The Buffalo area found itself buried under as much as 5½ feet of snow Wednesday, with another lake-effect storm expected to bring 2 to 3 more feet by late today. That could be almost 9 feet of snow!
“This is an historic event. When all is said and done, this snowstorm will break all sorts of records, and that’s saying something in Buffalo,” New York Gov. Andrew Cuomo said during a visit to the city.
So as these cold days breeze through how can you and your loved ones stay safe and warm, especially if you are trapped outside? Check out these tips below:
- When the snow starts piling up and it becomes clear that you're stuck on the road or your campsite, your best bet is to stay there. Venturing out in the snow increases the mortality rate in this type of situation, since visibility is usually close to zero and the temperature and wind are unpredictable its not worth the risk. Hunker down and plan to wait out the storm.
- If you're with other people, do not send a person out for help. This is extremely risky and is not likely to end well. It's important to stay together until the storm has passed or you're rescued.
- If you're stuck outside without a car or tent, it's imperative that you find some sort of shelter. Seek out a cave or an overhang, or look for a tarp or other materials you can use to fashion a shelter. If all else fails, build a snow cave to serve as insulation.
Keep warm and dry. Keep the windows rolled up in your car or windows covered in home. Wrap your coat, blanket, tarp, or any other type of material you have with you around your body to stay warm and to prevent frostbite outside. If you're with another person, use each other's body heat, too.
- If you're out in the wilderness, build a fire close by to keep warm and serve as a signal to attract attention.
- If you're in the car, let the engine run with the heat on to stay warm. However, it's very important that you don't keep the engine running if the exhaust pipe clogs with snow; this could lead to carbon monoxide poisoning, which is deadly.
Stay hydrated. This is a very important way to keep your body healthy while you're trapped. If you don't have a water supply, stay hydrated by melting snow and drinking it. Put some in a container and melt it using the fire you built or your car's heater.
- Do not eat snow. This is harmful to the body. Melt the snow and drink it instead.
- If you have food, ration it to make it last over several days. Do not eat full meals.
Determine what to do when the blizzard is over. When the snow stops falling and the sun comes back out, your physical state will help you determine what comes next. You may be able to dig your way out of your car or tent or walk away. If that seems impossible, wait for help to arrive.

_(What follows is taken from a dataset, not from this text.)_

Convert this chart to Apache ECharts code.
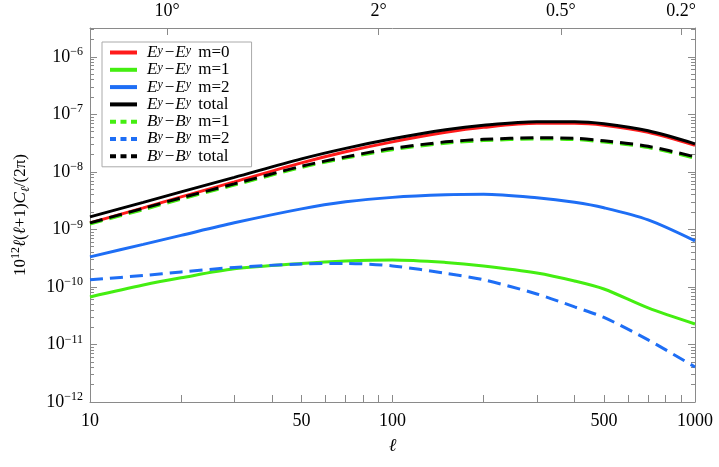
<!DOCTYPE html>
<html>
<head>
<meta charset="utf-8">
<script src="https://cdn.jsdelivr.net/npm/echarts@6/dist/echarts.min.js"></script>
<style>
  html, body { margin: 0; padding: 0; background: #fff; }
  #chart { width: 719px; height: 467px; }
</style>
</head>
<body>
<div id="chart"></div>
<script>
// multipole samples
const ell = [10, 15, 20, 30, 50, 70, 100, 150, 200, 300, 400, 500, 700, 1000];

// E^y - E^y
const eeM0 = [1.30e-9, 2.37e-9, 3.67e-9, 6.70e-9, 1.43e-8, 2.23e-8, 3.32e-8, 4.86e-8, 5.94e-8, 6.97e-8, 6.97e-8, 6.44e-8, 4.86e-8, 2.89e-8];
const eeM1 = [6.70e-11, 1.08e-10, 1.44e-10, 2.06e-10, 2.56e-10, 2.83e-10, 2.95e-10, 2.67e-10, 2.32e-10, 1.75e-10, 1.27e-10, 9.2e-11, 4.31e-11, 2.27e-11];
const eeM2 = [3.33e-10, 5.48e-10, 7.86e-10, 1.30e-9, 2.27e-9, 3.01e-9, 3.60e-9, 3.98e-9, 4.06e-9, 3.53e-9, 2.95e-9, 2.37e-9, 1.46e-9, 6.31e-10];
const eeTotal = [1.65e-9, 2.95e-9, 4.49e-9, 8.02e-9, 1.68e-8, 2.56e-8, 3.75e-8, 5.38e-8, 6.44e-8, 7.41e-8, 7.41e-8, 6.84e-8, 5.16e-8, 3.07e-8];

// B^y - B^y
const bbM1 = [1.24e-9, 2.20e-9, 3.35e-9, 5.87e-9, 1.19e-8, 1.73e-8, 2.43e-8, 3.15e-8, 3.49e-8, 3.71e-8, 3.64e-8, 3.29e-8, 2.64e-8, 1.73e-8];
const bbM2 = [1.33e-10, 1.58e-10, 1.82e-10, 2.18e-10, 2.51e-10, 2.56e-10, 2.32e-10, 1.72e-10, 1.33e-10, 7.55e-11, 4.49e-11, 2.95e-11, 1.20e-11, 4.06e-12];
const bbTotal = [1.30e-9, 2.32e-9, 3.53e-9, 6.18e-9, 1.25e-8, 1.82e-8, 2.56e-8, 3.32e-8, 3.67e-8, 3.90e-8, 3.83e-8, 3.46e-8, 2.78e-8, 1.82e-8];

// axis ticks
const xLabelVals = [10, 50, 100, 500, 1000];
const xTickVals = [10, 20, 30, 40, 50, 60, 70, 80, 90, 100, 200, 300, 400, 500, 600, 700, 800, 900, 1000];
const angleLabels = [10, 2, 0.5, 0.2];
const yMajorVals = [1e-12, 1e-11, 1e-10, 1e-9, 1e-8, 1e-7, 1e-6];
const yMinorVals = [];
for (let e = -12; e <= -6; e++) {
  for (let m = 2; m <= 9; m++) {
    const v = m * Math.pow(10, e);
    if (v < 3.1e-6) yMinorVals.push(v);
  }
}

const FONT = "'Liberation Serif', 'DejaVu Serif', serif";
const RED = "#ff1a1a";
const GREEN = "#44ee11";
const BLUE = "#1e6ef5";
const BLACK = "#000000";
const AXIS_GRAY = "#8a8a8a";

function pairs(ys) {
  return ell.map((l, i) => [l, ys[i]]);
}

const seriesDefs = [
  { name: "E m=0", data: eeM0, color: RED, dashed: false },
  { name: "E m=1", data: eeM1, color: GREEN, dashed: false },
  { name: "E m=2", data: eeM2, color: BLUE, dashed: false },
  { name: "E total", data: eeTotal, color: BLACK, dashed: false },
  { name: "B m=1", data: bbM1, color: GREEN, dashed: true },
  { name: "B m=2", data: bbM2, color: BLUE, dashed: true },
  { name: "B total", data: bbTotal, color: BLACK, dashed: true },
];

const legendText = {
  "E m=0": "{i|E}{s|y}{m|−}{i|E}{s|y}{t| m=0}",
  "E m=1": "{i|E}{s|y}{m|−}{i|E}{s|y}{t| m=1}",
  "E m=2": "{i|E}{s|y}{m|−}{i|E}{s|y}{t| m=2}",
  "E total": "{i|E}{s|y}{m|−}{i|E}{s|y}{t| total}",
  "B m=1": "{i|B}{s|y}{m|−}{i|B}{s|y}{t| m=1}",
  "B m=2": "{i|B}{s|y}{m|−}{i|B}{s|y}{t| m=2}",
  "B total": "{i|B}{s|y}{m|−}{i|B}{s|y}{t| total}",
};

function yAxisBase(position, ticks, len, showLine, showLabel) {
  return {
    type: "log",
    logBase: 10,
    position: position,
    min: 1e-12,
    max: 3.162e-6,
    splitLine: { show: false },
    axisLine: { show: showLine, lineStyle: { color: AXIS_GRAY, width: 1 } },
    axisTick: {
      show: true,
      inside: true,
      length: len,
      customValues: ticks,
      lineStyle: { color: AXIS_GRAY, width: 1 },
    },
    axisLabel: {
      show: showLabel,
      customValues: yMajorVals,
      margin: 7,
      fontFamily: FONT,
      color: "#000",
      formatter: (v) => {
        const e = Math.round(Math.log10(v));
        return "{b|10}{s|" + (e < 0 ? "−" + -e : e) + "}";
      },
      rich: {
        b: { fontFamily: FONT, fontSize: 18, color: "#000", lineHeight: 22 },
        s: { fontFamily: FONT, fontSize: 12, color: "#000", verticalAlign: "top", lineHeight: 12 },
      },
    },
  };
}

const option = {
  animation: false,
  backgroundColor: "#fff",
  textStyle: { fontFamily: FONT },
  grid: { left: 90, right: 24, top: 28, bottom: 65, containLabel: false },
  legend: {
    orient: "vertical",
    left: 102,
    top: 42,
    padding: [2, 22, 2, 6],
    itemGap: 0.3,
    itemWidth: 27,
    itemHeight: 4,
    backgroundColor: "#fff",
    borderColor: "#aaaaaa",
    borderWidth: 1,
    borderRadius: 0,
    itemStyle: { opacity: 0 },
    lineStyle: { width: 4 },
    data: seriesDefs.map((s) => ({
      name: s.name,
      lineStyle: { width: 4, color: s.color, type: s.dashed ? [6, 4.5] : "solid" },
    })),
    formatter: (name) => legendText[name],
    textStyle: {
      fontFamily: FONT,
      fontSize: 17,
      color: "#000",
      padding: [0, 0, 0, 5],
      rich: {
        i: { fontFamily: FONT, fontSize: 17, fontStyle: "italic", color: "#000", lineHeight: 16 },
        m: { fontFamily: FONT, fontSize: 17, color: "#000", lineHeight: 16, padding: [0, 1, 0, 2] },
        t: { fontFamily: FONT, fontSize: 17, color: "#000", lineHeight: 16, padding: [0, 0, 0, 3] },
        s: { fontFamily: FONT, fontSize: 12, fontStyle: "italic", color: "#000", verticalAlign: "top", lineHeight: 11 },
      },
    },
  },
  xAxis: [
    {
      type: "log",
      logBase: 10,
      min: 10,
      max: 1000,
      position: "bottom",
      name: "ℓ",
      nameLocation: "middle",
      nameGap: 35,
      nameTextStyle: { fontFamily: FONT, fontSize: 18, fontStyle: "italic", color: "#000" },
      splitLine: { show: false },
      axisLine: { lineStyle: { color: AXIS_GRAY, width: 1 } },
      axisTick: {
        inside: true,
        length: 7,
        customValues: xTickVals,
        lineStyle: { color: AXIS_GRAY, width: 1 },
      },
      axisLabel: {
        customValues: xLabelVals,
        margin: 10,
        fontFamily: FONT,
        fontSize: 18,
        color: "#000",
        formatter: (v) => String(Math.round(v)),
      },
    },
    {
      type: "value",
      min: 1,
      max: 3,
      position: "top",
      splitLine: { show: false },
      axisLine: { lineStyle: { color: AXIS_GRAY, width: 1 } },
      axisTick: {
        inside: true,
        length: 7,
        customValues: angleLabels.map((a) => Math.log10(180 / a)),
        lineStyle: { color: AXIS_GRAY, width: 1 },
      },
      axisLabel: {
        customValues: angleLabels.map((a) => Math.log10(180 / a)),
        margin: 8,
        fontFamily: FONT,
        fontSize: 18,
        color: "#000",
        formatter: (v) => {
          const a = 180 / Math.pow(10, v);
          return Math.round(a * 100) / 100 + "°";
        },
      },
    },
  ],
  yAxis: [
    Object.assign(yAxisBase("left", yMajorVals, 7, true, true), {
      name: "{n|10}{s|12}{i|ℓ}{n|(}{i|ℓ}{n|+1)}{i|C}{b|ℓ}{n|/(2π)}",
      nameLocation: "middle",
      nameGap: 58,
      nameRotate: 90,
      nameTextStyle: {
        fontFamily: FONT,
        color: "#000",
        rich: {
          n: { fontFamily: FONT, fontSize: 17, color: "#000", lineHeight: 22 },
          i: { fontFamily: FONT, fontSize: 17, fontStyle: "italic", color: "#000", lineHeight: 22 },
          s: { fontFamily: FONT, fontSize: 12, color: "#000", verticalAlign: "top", lineHeight: 11 },
          b: { fontFamily: FONT, fontSize: 12, fontStyle: "italic", color: "#000", verticalAlign: "bottom", lineHeight: 11 },
        },
      },
    }),
    yAxisBase("left", yMinorVals, 4, false, false),
    yAxisBase("right", yMajorVals, 7, true, false),
    yAxisBase("right", yMinorVals, 4, false, false),
  ],
  series: seriesDefs.map((s) => ({
    name: s.name,
    type: "line",
    xAxisIndex: 0,
    yAxisIndex: 0,
    data: pairs(s.data),
    smooth: 0.3,
    symbol: "none",
    showSymbol: false,
    lineStyle: { color: s.color, width: 3, type: s.dashed ? [13, 7] : "solid" },
    itemStyle: { color: s.color },
    emphasis: { disabled: true },
  })),
};

const chart = echarts.init(document.getElementById("chart"));
chart.setOption(option);
</script>
</body>
</html>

Shovel safely. Many heart attacks and back injuries occur when people used to a sedentary lifestyle attempt to shovel snow. It's extremely heavy work. If you don't work out regularly, see if a neighbor has a snow blower or is willing to help shovel. Take your time shoveling, take frequent rest breaks, and drink plenty of water.
Get medical treatment if necessary. If you’re outside and you or someone in your group gets hypothermia, remove cold, wet clothes immediately and use hot water bottles and warm fluids to warm up.
Clear the roof of your home. After a very heavy snowfall, you may need to clear your roof, ideally with a roof rake. Otherwise the weight of the snow may damage your house, especially flat or low-angle roofs. Be sure your air intake for the house is clear, to avoid carbon monoxide poisoning. During a power outage you may not have a functioning alarm.